# DIRECTIONS FOR THIS TASK
Leave every picture out and write out the records below exactly.

# RECORDS SUPPLIED
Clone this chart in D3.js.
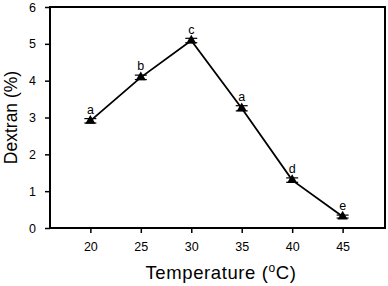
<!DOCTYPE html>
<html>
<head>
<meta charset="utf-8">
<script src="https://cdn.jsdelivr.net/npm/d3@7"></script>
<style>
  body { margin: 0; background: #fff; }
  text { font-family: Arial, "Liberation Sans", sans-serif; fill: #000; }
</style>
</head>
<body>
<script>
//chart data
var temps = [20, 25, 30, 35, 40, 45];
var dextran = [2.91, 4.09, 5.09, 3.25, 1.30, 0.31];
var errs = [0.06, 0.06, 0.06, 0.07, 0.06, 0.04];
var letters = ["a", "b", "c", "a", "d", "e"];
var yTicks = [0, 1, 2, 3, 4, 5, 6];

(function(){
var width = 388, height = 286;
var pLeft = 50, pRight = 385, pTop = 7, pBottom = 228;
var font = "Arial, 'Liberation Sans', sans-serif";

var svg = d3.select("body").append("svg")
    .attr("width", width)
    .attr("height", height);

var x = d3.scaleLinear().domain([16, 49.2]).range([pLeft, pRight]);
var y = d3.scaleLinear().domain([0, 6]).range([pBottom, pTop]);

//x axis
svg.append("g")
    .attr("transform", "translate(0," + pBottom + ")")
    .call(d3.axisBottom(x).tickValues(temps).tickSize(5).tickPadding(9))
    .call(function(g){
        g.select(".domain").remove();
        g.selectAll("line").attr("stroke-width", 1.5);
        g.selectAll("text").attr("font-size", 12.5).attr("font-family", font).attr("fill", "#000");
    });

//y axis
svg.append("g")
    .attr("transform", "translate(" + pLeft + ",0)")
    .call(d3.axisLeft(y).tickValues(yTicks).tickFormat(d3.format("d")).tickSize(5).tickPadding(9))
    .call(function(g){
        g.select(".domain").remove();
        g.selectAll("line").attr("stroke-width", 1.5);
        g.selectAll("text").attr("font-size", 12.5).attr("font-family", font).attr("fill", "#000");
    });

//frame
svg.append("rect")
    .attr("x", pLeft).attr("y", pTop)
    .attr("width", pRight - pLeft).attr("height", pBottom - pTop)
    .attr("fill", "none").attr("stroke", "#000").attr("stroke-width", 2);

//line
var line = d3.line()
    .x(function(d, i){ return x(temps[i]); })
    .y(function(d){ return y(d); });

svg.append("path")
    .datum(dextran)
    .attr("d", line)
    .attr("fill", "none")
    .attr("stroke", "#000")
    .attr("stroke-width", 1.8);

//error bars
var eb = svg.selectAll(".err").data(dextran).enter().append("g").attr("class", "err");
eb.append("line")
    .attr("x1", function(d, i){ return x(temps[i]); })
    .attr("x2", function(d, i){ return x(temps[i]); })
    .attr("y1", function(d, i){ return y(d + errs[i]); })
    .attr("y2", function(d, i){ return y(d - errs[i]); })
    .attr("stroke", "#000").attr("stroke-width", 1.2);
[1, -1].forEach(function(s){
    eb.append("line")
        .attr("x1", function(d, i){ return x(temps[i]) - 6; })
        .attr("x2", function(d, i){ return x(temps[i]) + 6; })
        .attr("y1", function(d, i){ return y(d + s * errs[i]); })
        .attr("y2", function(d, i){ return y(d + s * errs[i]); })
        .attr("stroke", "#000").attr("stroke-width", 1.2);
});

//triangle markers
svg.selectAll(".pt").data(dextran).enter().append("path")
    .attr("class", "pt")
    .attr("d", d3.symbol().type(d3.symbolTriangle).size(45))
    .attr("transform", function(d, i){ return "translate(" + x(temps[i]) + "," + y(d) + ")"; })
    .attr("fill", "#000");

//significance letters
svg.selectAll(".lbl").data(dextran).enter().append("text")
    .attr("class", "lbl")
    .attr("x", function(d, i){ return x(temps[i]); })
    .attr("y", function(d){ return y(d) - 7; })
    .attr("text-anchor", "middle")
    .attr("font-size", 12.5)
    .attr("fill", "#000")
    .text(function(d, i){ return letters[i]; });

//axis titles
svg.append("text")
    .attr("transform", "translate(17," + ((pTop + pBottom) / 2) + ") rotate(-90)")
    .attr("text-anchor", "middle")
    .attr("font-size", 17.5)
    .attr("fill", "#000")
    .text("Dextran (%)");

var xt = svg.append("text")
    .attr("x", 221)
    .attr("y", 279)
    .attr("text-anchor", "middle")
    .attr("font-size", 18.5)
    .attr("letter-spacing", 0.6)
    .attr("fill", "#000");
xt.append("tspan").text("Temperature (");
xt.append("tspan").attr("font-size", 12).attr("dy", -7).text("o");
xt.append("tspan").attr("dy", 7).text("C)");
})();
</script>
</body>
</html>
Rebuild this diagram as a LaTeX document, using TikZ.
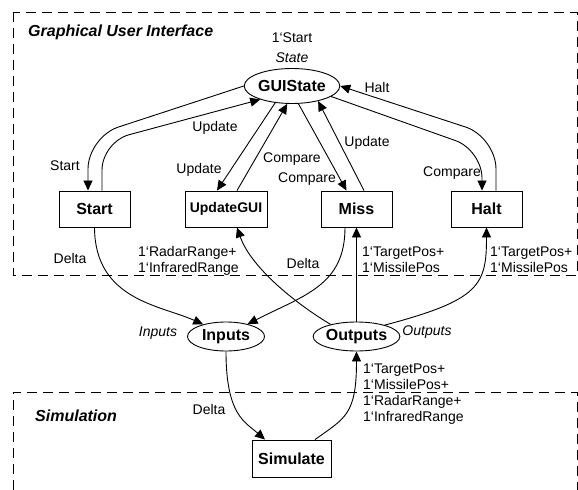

# RESULT OF THIS EXERCISE
Clone this chart in D3.js.
<!DOCTYPE html>
<html>
<head>
<meta charset="utf-8">
<script src="https://cdn.jsdelivr.net/npm/d3@7"></script>
<style>
  body { margin: 0; background: #fff; }
  text { font-family: Arial, "Liberation Sans", sans-serif; fill: #000; }
</style>
</head>
<body>
<script>
//chart data
var temps = [20, 25, 30, 35, 40, 45];
var dextran = [2.91, 4.09, 5.09, 3.25, 1.30, 0.31];
var errs = [0.06, 0.06, 0.06, 0.07, 0.06, 0.04];
var letters = ["a", "b", "c", "a", "d", "e"];
var yTicks = [0, 1, 2, 3, 4, 5, 6];

(function(){
var width = 388, height = 286;
var pLeft = 50, pRight = 385, pTop = 7, pBottom = 228;
var font = "Arial, 'Liberation Sans', sans-serif";

var svg = d3.select("body").append("svg")
    .attr("width", width)
    .attr("height", height);

var x = d3.scaleLinear().domain([16, 49.2]).range([pLeft, pRight]);
var y = d3.scaleLinear().domain([0, 6]).range([pBottom, pTop]);

//x axis
svg.append("g")
    .attr("transform", "translate(0," + pBottom + ")")
    .call(d3.axisBottom(x).tickValues(temps).tickSize(5).tickPadding(9))
    .call(function(g){
        g.select(".domain").remove();
        g.selectAll("line").attr("stroke-width", 1.5);
        g.selectAll("text").attr("font-size", 12.5).attr("font-family", font).attr("fill", "#000");
    });

//y axis
svg.append("g")
    .attr("transform", "translate(" + pLeft + ",0)")
    .call(d3.axisLeft(y).tickValues(yTicks).tickFormat(d3.format("d")).tickSize(5).tickPadding(9))
    .call(function(g){
        g.select(".domain").remove();
        g.selectAll("line").attr("stroke-width", 1.5);
        g.selectAll("text").attr("font-size", 12.5).attr("font-family", font).attr("fill", "#000");
    });

//frame
svg.append("rect")
    .attr("x", pLeft).attr("y", pTop)
    .attr("width", pRight - pLeft).attr("height", pBottom - pTop)
    .attr("fill", "none").attr("stroke", "#000").attr("stroke-width", 2);

//line
var line = d3.line()
    .x(function(d, i){ return x(temps[i]); })
    .y(function(d){ return y(d); });

svg.append("path")
    .datum(dextran)
    .attr("d", line)
    .attr("fill", "none")
    .attr("stroke", "#000")
    .attr("stroke-width", 1.8);

//error bars
var eb = svg.selectAll(".err").data(dextran).enter().append("g").attr("class", "err");
eb.append("line")
    .attr("x1", function(d, i){ return x(temps[i]); })
    .attr("x2", function(d, i){ return x(temps[i]); })
    .attr("y1", function(d, i){ return y(d + errs[i]); })
    .attr("y2", function(d, i){ return y(d - errs[i]); })
    .attr("stroke", "#000").attr("stroke-width", 1.2);
[1, -1].forEach(function(s){
    eb.append("line")
        .attr("x1", function(d, i){ return x(temps[i]) - 6; })
        .attr("x2", function(d, i){ return x(temps[i]) + 6; })
        .attr("y1", function(d, i){ return y(d + s * errs[i]); })
        .attr("y2", function(d, i){ return y(d + s * errs[i]); })
        .attr("stroke", "#000").attr("stroke-width", 1.2);
});

//triangle markers
svg.selectAll(".pt").data(dextran).enter().append("path")
    .attr("class", "pt")
    .attr("d", d3.symbol().type(d3.symbolTriangle).size(45))
    .attr("transform", function(d, i){ return "translate(" + x(temps[i]) + "," + y(d) + ")"; })
    .attr("fill", "#000");

//significance letters
svg.selectAll(".lbl").data(dextran).enter().append("text")
    .attr("class", "lbl")
    .attr("x", function(d, i){ return x(temps[i]); })
    .attr("y", function(d){ return y(d) - 7; })
    .attr("text-anchor", "middle")
    .attr("font-size", 12.5)
    .attr("fill", "#000")
    .text(function(d, i){ return letters[i]; });

//axis titles
svg.append("text")
    .attr("transform", "translate(17," + ((pTop + pBottom) / 2) + ") rotate(-90)")
    .attr("text-anchor", "middle")
    .attr("font-size", 17.5)
    .attr("fill", "#000")
    .text("Dextran (%)");

var xt = svg.append("text")
    .attr("x", 221)
    .attr("y", 279)
    .attr("text-anchor", "middle")
    .attr("font-size", 18.5)
    .attr("letter-spacing", 0.6)
    .attr("fill", "#000");
xt.append("tspan").text("Temperature (");
xt.append("tspan").attr("font-size", 12).attr("dy", -7).text("o");
xt.append("tspan").attr("dy", 7).text("C)");
})();
</script>
</body>
</html>
Rebuild this diagram as a LaTeX document, using TikZ.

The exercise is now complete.